Of all places on this Old Paris Walking Tour, this may well be the most hidden. As you head out of the Conciergerie and turn left, make sure to look up! For, it’s here you’ll find the Oldest Clock in Paris. You may notice that it’s still pretty shiny, and glows golden in the sunlight. Well, you’re not wrong- the clock was extensively renovated in 2012!
8. The Tower of Saint-Jacques
All that remains of a once impressive church is its tower. High above the cafés and shops that surround the square, you’ll find the tall tower of Saint-Jacques. In the summer months, it’s possible to book guided tours up the tower.
9. The Town Hall
The town hall of Paris sits impressive and proud in the middle of Le Marais. Right beside the Seine, the square in front is often filled with people going about their daily lives, as well as music performances etc. Although sadly the interior of the town hall is closed to the public, the neo-renaissance architecture is lovely to look at. Just outside the Hôtel de Ville, you’ll find one of the prettiest carousels in Paris.
10. BHV Le Marais
One of the most famous department stores in the city is that of BHV Le Marais. This department store is located not far from Hôtel de Ville (on the very same square) and is well worth a peek inside… If only to say you’ve been!
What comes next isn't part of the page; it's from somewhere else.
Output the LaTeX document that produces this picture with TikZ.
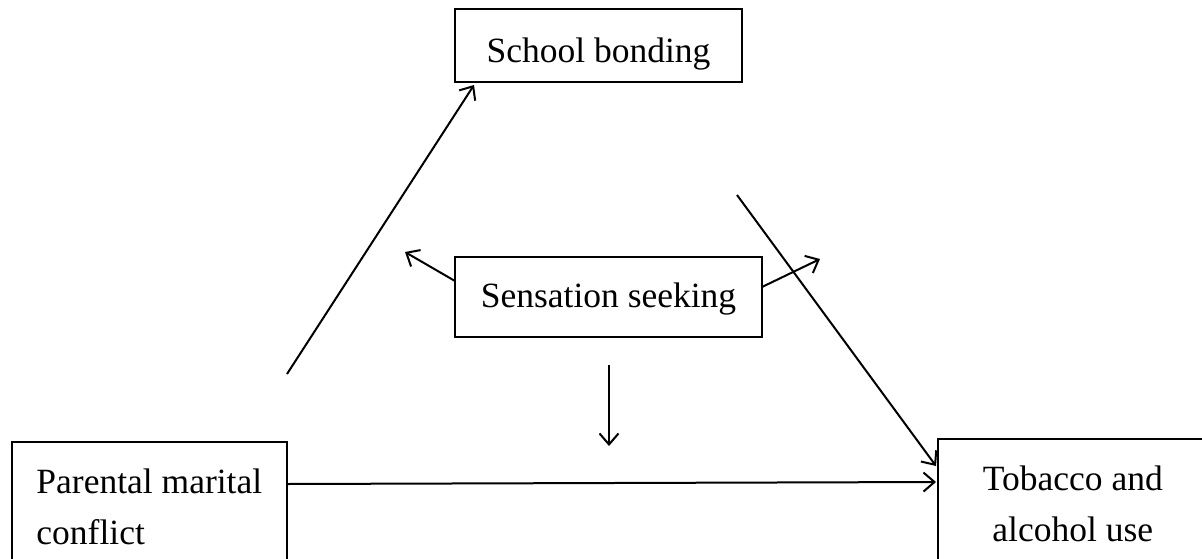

Here, you can find international designers, as well as local French brands.
11. The Church of Saint-Paul-Saint-Louis
The Church of Saint-Paul-Saint-Louis was commissioned by Louis XIII himself. Constructed in 1641, the king even went so far as to lay the first stone for the Jesuit church. Apart from its stunning architecture, throughout the years, it has undergone major changes in function.
From its roots as a religious place of worship throughout the 17th Century, during the French revolution, it was utilized by the Cult of Reason, an atheist organization. When the organization was banned in 1803, the church was returned to its Catholic origins.
12. Place des Vosges
There is no better place to finish an Old Paris Walking Tour than in Place des Vosges. Filled with small boutiques, quirky eateries and plenty more, it’s the oldest planned square in Paris. Once home to notable residents such as Cardinal Richelieu (you know, that guy from the Three Musketeers) and Victor Hugo before he was sent into exile, today it’s where Parisians hang out to see their friends and enjoy their lunch.